● **Task to carry out**
For this exercise, write out exactly, and only, the lines running from the line that contains "Give me the Bokeh source for this chart." through the line that contains "from bokeh.resources import INLINE".

● **Input data**
>> begin

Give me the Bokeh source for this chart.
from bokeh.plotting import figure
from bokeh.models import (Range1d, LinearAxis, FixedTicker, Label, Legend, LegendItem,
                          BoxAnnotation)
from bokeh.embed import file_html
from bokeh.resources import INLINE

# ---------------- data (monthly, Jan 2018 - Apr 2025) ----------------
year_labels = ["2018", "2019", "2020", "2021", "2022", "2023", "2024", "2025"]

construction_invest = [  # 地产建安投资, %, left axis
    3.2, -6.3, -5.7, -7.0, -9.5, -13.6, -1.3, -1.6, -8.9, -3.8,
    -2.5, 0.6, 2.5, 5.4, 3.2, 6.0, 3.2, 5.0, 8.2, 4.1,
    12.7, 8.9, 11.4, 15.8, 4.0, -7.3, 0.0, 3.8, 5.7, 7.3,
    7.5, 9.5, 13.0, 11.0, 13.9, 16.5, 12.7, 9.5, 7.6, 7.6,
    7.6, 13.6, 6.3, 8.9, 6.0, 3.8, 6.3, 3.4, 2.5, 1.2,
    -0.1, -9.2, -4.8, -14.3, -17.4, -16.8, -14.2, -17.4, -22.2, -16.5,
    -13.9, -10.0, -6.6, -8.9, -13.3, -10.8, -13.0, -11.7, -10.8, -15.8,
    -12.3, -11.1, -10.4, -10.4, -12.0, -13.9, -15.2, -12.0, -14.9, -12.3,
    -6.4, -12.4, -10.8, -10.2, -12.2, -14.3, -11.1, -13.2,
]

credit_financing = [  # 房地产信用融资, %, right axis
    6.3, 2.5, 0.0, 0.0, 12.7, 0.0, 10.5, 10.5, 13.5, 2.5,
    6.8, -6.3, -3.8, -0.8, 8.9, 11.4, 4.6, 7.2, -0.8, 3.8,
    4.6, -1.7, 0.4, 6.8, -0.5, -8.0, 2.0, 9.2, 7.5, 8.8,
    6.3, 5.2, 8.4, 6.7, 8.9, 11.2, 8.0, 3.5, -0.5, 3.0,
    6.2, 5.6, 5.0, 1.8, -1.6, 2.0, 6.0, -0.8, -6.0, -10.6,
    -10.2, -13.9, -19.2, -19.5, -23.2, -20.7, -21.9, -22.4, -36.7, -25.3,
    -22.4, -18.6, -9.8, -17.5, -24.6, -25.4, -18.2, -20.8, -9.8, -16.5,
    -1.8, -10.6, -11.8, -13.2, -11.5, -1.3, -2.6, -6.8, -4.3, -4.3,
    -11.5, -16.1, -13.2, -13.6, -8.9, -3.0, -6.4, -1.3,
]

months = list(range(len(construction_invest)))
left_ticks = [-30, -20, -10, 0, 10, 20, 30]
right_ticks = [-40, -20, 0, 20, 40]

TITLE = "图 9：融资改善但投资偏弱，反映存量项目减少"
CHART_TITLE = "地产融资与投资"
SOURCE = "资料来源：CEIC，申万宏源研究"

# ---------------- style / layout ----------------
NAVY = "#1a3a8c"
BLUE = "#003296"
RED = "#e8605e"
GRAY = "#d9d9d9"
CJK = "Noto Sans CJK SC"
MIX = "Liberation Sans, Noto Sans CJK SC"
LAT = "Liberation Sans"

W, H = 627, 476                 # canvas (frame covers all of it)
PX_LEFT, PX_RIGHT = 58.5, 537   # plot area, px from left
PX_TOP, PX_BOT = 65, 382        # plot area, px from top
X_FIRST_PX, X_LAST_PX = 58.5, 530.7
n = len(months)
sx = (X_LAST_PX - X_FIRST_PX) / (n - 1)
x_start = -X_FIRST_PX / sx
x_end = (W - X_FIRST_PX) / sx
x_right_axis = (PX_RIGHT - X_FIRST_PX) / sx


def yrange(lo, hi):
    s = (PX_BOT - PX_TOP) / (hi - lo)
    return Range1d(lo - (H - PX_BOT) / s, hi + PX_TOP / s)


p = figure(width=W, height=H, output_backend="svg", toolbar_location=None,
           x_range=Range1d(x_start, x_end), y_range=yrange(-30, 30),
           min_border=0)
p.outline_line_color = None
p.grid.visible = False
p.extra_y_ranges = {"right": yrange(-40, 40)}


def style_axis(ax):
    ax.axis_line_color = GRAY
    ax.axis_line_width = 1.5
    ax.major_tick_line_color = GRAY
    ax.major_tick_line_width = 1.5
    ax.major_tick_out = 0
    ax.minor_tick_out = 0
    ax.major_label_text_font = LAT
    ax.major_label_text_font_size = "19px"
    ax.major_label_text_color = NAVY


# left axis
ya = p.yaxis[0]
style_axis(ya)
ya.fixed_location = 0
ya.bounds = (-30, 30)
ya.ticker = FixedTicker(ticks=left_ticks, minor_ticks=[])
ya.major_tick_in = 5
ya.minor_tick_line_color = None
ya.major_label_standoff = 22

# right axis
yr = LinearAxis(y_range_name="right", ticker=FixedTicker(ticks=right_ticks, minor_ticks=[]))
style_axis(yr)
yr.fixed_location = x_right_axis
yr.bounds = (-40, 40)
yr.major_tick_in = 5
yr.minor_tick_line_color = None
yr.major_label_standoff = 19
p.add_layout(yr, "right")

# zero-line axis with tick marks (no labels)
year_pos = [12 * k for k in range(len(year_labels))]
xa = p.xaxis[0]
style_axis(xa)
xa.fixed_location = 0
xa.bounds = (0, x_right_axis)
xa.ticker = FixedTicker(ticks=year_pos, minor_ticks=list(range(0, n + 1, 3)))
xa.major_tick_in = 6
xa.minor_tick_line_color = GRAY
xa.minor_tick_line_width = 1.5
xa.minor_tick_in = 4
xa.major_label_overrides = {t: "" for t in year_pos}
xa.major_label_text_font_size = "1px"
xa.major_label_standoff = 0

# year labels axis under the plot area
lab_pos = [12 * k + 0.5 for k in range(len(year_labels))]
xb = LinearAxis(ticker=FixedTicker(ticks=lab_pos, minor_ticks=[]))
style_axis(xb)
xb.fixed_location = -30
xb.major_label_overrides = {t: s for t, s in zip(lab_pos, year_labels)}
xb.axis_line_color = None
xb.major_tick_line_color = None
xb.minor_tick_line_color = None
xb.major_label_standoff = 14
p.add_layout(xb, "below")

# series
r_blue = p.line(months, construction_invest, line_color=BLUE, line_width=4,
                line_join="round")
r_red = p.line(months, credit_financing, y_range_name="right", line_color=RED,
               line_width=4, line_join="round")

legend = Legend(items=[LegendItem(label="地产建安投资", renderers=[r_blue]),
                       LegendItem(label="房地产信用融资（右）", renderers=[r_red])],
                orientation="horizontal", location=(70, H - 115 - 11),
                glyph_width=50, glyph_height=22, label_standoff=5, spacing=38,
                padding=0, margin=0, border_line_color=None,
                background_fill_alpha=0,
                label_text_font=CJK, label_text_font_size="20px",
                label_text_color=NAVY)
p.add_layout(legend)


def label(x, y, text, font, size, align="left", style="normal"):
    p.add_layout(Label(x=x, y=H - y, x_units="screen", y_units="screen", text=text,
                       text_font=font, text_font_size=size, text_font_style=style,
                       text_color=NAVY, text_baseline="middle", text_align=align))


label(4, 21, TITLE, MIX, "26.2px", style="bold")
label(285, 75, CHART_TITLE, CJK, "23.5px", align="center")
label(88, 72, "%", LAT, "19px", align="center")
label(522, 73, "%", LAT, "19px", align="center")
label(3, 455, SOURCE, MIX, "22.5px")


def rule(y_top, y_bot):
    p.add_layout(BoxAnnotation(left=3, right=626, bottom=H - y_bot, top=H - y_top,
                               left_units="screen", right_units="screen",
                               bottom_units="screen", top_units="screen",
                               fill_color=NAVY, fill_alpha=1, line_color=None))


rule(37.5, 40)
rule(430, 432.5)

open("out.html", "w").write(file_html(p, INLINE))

>> end
>> begin

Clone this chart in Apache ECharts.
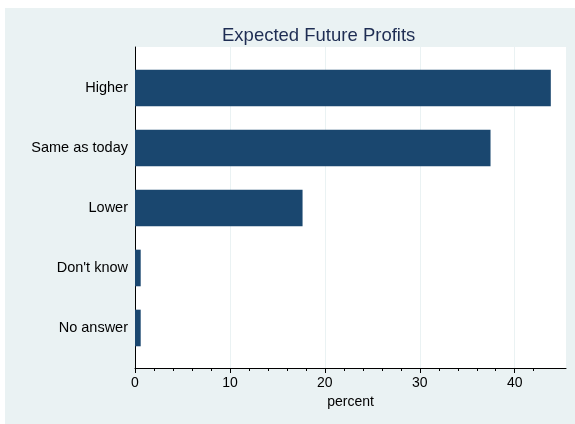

>> end

● **Task answer**
Give me the Bokeh source for this chart.
from bokeh.plotting import figure
from bokeh.models import (Range1d, LinearAxis, FixedTicker, Label, Legend, LegendItem,
                          BoxAnnotation)
from bokeh.embed import file_html
from bokeh.resources import INLINE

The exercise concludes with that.